A-REIT – Nomura

Valuation risks remain

 

• Industrial valuers seemingly upbeat on asset values

Based on recent market valuations Ascendas REIT is unlikely to post marked changes in underlying asset values in its forthcoming 4Q10 results (April 2009), underscoring its low gearing of 0.31x. On our numbers, A-REIT’s valuation of its Singapore portfolio at cap rates of 7.0-7.25% seems modestly conservative in light of Mapletree Logistic Trust’s recent revaluation for its predominantly Singapore logistics portfolio at 6.5%. Notwithstanding broader market risks, we have trimmed our portfolio cap rate assumption by 50bp to reflect valuers’ more upbeat assessment of the industrial sector amid stabilising asset values.
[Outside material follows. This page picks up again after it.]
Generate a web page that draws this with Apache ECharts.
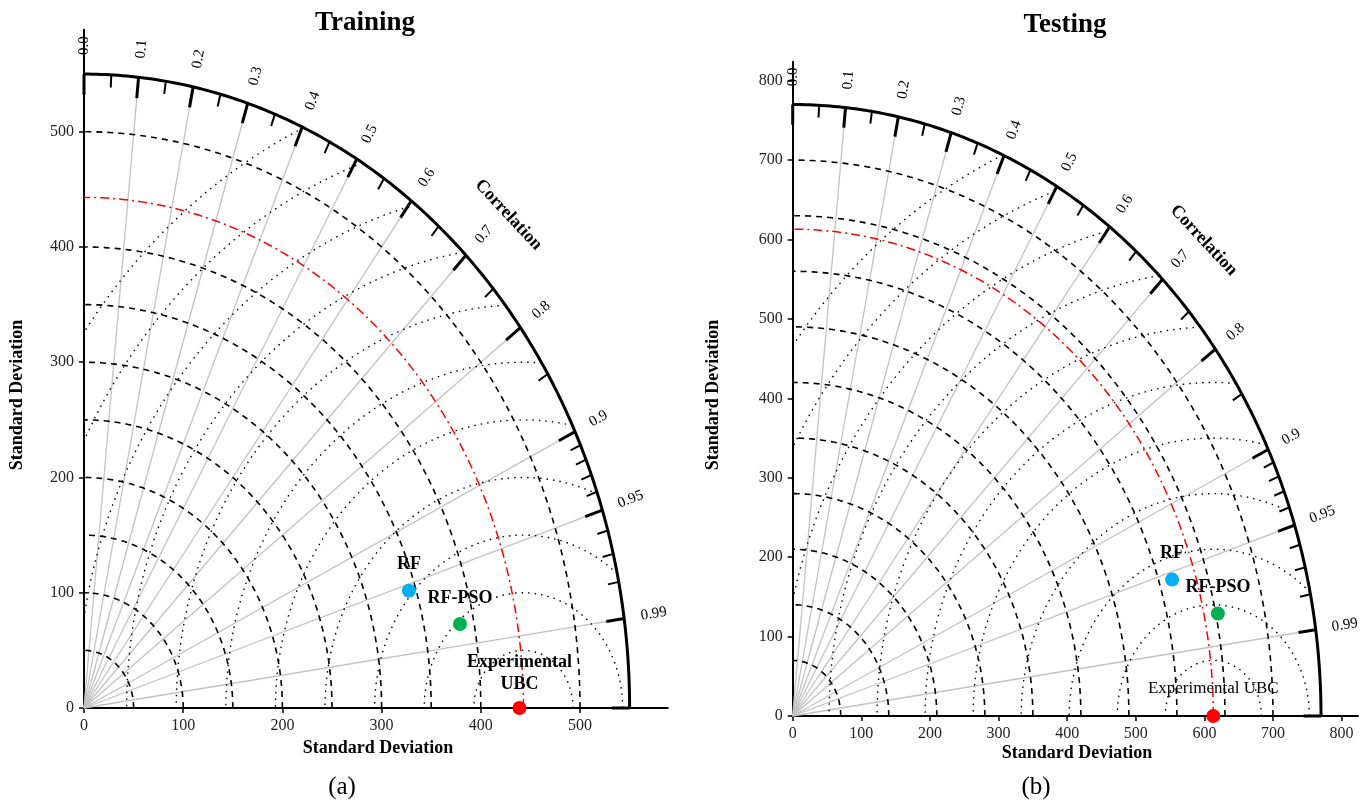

The 50bp decline in cap rates as well as marginal adjustments to the underlying achieved rents (following its 3Q FY10 results) sees our asset valuation rising by 12.3% (equivalent to S$0.26/unit, which flows directly to our intrinsic NAV, which is revised to S$1.66/unit from S$1.39/unit).

 

• Risks remain in the industrial sector

We still envisage risks in the industrial market — weakening demand and risks of negative reversions following a 29.2% y-y decline in industrial rents over the course of 2009 (according to Jones Lang La Salle) as warehouse vacancy rises to 10.0%.

 

• Price target revised to S$1.66; maintain REDUCE

A 50bp cut in our portfolio cap rate assumption resulted in a 10.5% increase in our gross asset valuations. Following adjustments to our model to reflect marginally higher net income as a consequence of lower operating expenses, our FY10 DPU forecast is raised to S¢13.4 versus S¢12.5 previously, delivering a FY10 yield of 6.9%. Our intrinsic NAV rises to S$1.66/share, although valuations prompt us to retain our REDUCE call.